Lee came to O‘ahu in 2011 from New York to be the chef de cuisine of Prima, where he, with partners Alejandro Briceño and Lindsey Ozawa, put Kailua on the dining map with an Italian-accented menu. Since Prima was sold in 2014, Lee has been a culinary nomad—catering events and teaching knife-sharpening skills. His three years in the wilderness was spurred by one desire—to remain in Hawai‘i.

His mission has come together in Pai, a name that unites Lee’s Chinese heritage with his adopted home. The word means “plate” in Mandarin and is part of “ho‘opai,” which, in Hawaiian, means to uplift, inspire or raise up. The California native and CIA graduate worked at Floyd Cardoz’s pioneering Tabla and John Fraser’s vegcentric Dovetail in New York. At Prima, you could taste his experience and talent in his sleights of flavor and interest in stuff that grows in the ground.

At Pai, Lee and his team­—which notably includes sous-chef Ricky Goings, who added a new dimension to Sushi ii with his nightly cooked specials­—focus on surf and turf.
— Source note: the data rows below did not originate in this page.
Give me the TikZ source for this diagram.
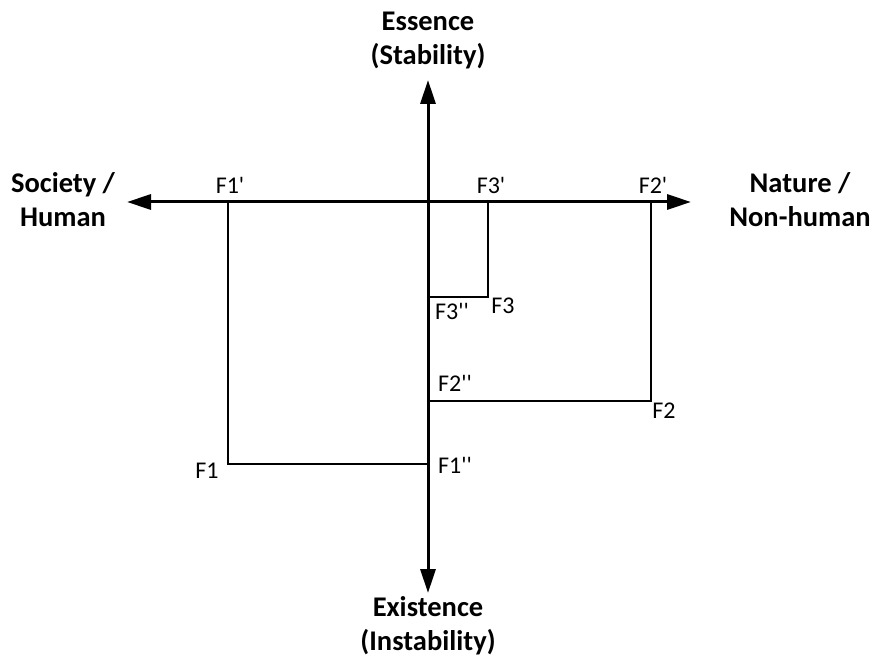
\documentclass[tikz,border=0pt]{standalone}
\usepackage{fontspec}
\setmainfont{Carlito}
\usetikzlibrary{arrows.meta}
\newcommand\pq{\textquotesingle}
\begin{document}
\begin{tikzpicture}[x=1pt,y=-1pt,
  axis/.style={line width=3pt,-{Triangle[length=24pt,width=15pt]}},
  thin/.style={line width=1.5pt},
  title/.style={font=\fontsize{28.5}{34}\selectfont\bfseries,align=center,inner sep=0pt},
  flab/.style={font=\fontsize{24}{28}\selectfont,inner sep=0pt}]
\useasboundingbox (0,0) rectangle (876,658);
\coordinate (O) at (428,202);
\coordinate (top) at (428,80);
\coordinate (bot) at (428,593);
\coordinate (left) at (127,202);
\coordinate (right) at (691,202);
\coordinate (F1p) at (228,202);
\coordinate (F1) at (228,464);
\coordinate (F1pp) at (428,464);
\coordinate (F2p) at (651,202);
\coordinate (F2) at (651,401);
\coordinate (F2pp) at (428,401);
\coordinate (F3p) at (488,202);
\coordinate (F3) at (488,297);
\coordinate (F3pp) at (428,297);
\draw[thin] (F1p) -- (F1) -- (F1pp);
\draw[thin] (F2p) -- (F2) -- (F2pp);
\draw[thin] (F3p) -- (F3) -- (F3pp);
\draw[axis] (O) -- (top);
\draw[axis] (O) -- (bot);
\draw[axis] (O) -- (left);
\draw[axis] (O) -- (right);
\node[title] (ess) at (428,41) {Essence\\(Stability)};
\node[title] (exi) at (428,626) {Existence\\(Instability)};
\node[title] (soc) at (63,200) {Society /\\Human};
\node[title] (nat) at (800,200) {Nature /\\Non-human};
\node[flab] (l1p) at (230,185) {F1\pq};
\node[flab] (l3p) at (491,185) {F3\pq};
\node[flab] (l2p) at (653,185) {F2\pq};
\node[flab] (l3pp) at (452,311) {F3\pq\pq};
\node[flab] (l3) at (503,306) {F3};
\node[flab] (l2pp) at (455,383) {F2\pq\pq};
\node[flab] (l2) at (664,411) {F2};
\node[flab] (l1pp) at (455,465) {F1\pq\pq};
\node[flab] (l1) at (207,471) {F1};
\end{tikzpicture}
\end{document}
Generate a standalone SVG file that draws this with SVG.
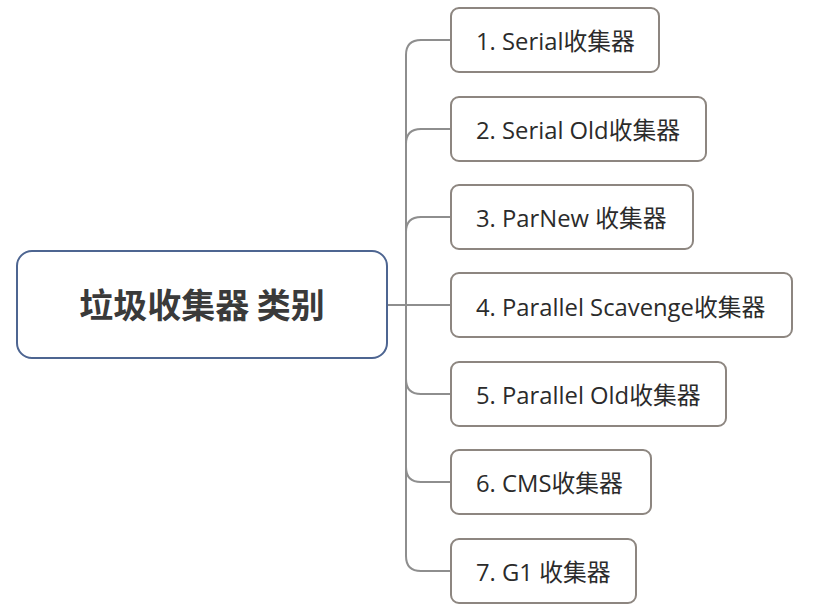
<svg xmlns="http://www.w3.org/2000/svg" width="813" height="616" viewBox="0 0 813 616">
<style>
.bg{fill:#ffffff}
.root{fill:#ffffff;stroke:#4d6591;stroke-width:2}
.child{fill:#ffffff;stroke:#8d8680;stroke-width:2}
.conn{fill:none;stroke:#8e8e8e;stroke-width:2}
.rt{font-family:"Noto Sans CJK SC","Open Sans",sans-serif;font-weight:bold;font-size:34px;fill:#3a3a3a;text-anchor:middle}
.ct{font-family:"Open Sans","Noto Sans CJK SC",sans-serif;font-size:23.8px;fill:#2b2b2b}
</style>
<rect class="bg" x="0" y="0" width="813" height="616"/>
<g id="connectors">
<path class="conn" d="M387,305 H406 V55 Q406,40 421,40 H451"/>
<path class="conn" d="M406,144 Q406,129 421,129 H451"/>
<path class="conn" d="M406,232 Q406,217 421,217 H451"/>
<path class="conn" d="M387,305 H451"/>
<path class="conn" d="M406,379 Q406,394 421,394 H451"/>
<path class="conn" d="M406,467 Q406,482 421,482 H451"/>
<path class="conn" d="M406,305 V556 Q406,571 421,571 H451"/>
</g>
<g id="root">
<rect class="root" x="17" y="251" width="370" height="107" rx="15"/>
<text class="rt" x="202" y="318">垃圾收集器 类别</text>
</g>
<g id="n1">
<rect class="child" x="451" y="8" width="208" height="64" rx="8"/>
<text class="ct" x="476" y="50">1. Serial收集器</text>
</g>
<g id="n2">
<rect class="child" x="451" y="97" width="255" height="64" rx="8"/>
<text class="ct" x="476" y="139">2. Serial Old收集器</text>
</g>
<g id="n3">
<rect class="child" x="451" y="185" width="242" height="64" rx="8"/>
<text class="ct" x="476" y="227">3. ParNew 收集器</text>
</g>
<g id="n4">
<rect class="child" x="451" y="273" width="341" height="64" rx="8"/>
<text class="ct" x="476" y="316">4. Parallel Scavenge收集器</text>
</g>
<g id="n5">
<rect class="child" x="451" y="362" width="275" height="64" rx="8"/>
<text class="ct" x="476" y="404">5. Parallel Old收集器</text>
</g>
<g id="n6">
<rect class="child" x="451" y="450" width="200" height="64" rx="8"/>
<text class="ct" x="476" y="492">6. CMS收集器</text>
</g>
<g id="n7">
<rect class="child" x="451" y="539" width="185" height="64" rx="8"/>
<text class="ct" x="476" y="581">7. G1 收集器</text>
</g>
</svg>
In this case, turf actually means vegetables, not beef.

The toque does this through two menus—the five-course $65 prix fixe and the nine-course $135 chef’s tasting served at the counter facing the open kitchen. And at the bar and in a petite lounge area, you can order from an a la carte menu of haute small bites.

With so much anticipation, Pai has a lot to live up to. Visits during its first three weeks of existence revealed a place full of promise, but still finding its groove.

The restaurant has no investor—it is all Lee and his fiancee/manager, Justine Kadokawa, as well as friends—such as Ozawa—who pitch in to do everything from washing dishes to cooking on the line. The couple has assembled an attentive yet relaxed staff who in turn make you feel relaxed.

Harbor Court residents have an instant Cheers in their midst—head bartender Jessica Laidlaw, formerly of Kaka‘ako’s Bevy, has created a great cocktail menu and fine, welcoming team. You spot a bottle of Plymouth sloe gin behind the bar and crave a sloe gin fizz? You’ll get a good one. (If they add a happy hour, the bar will certainly become a prime pau hana spot.)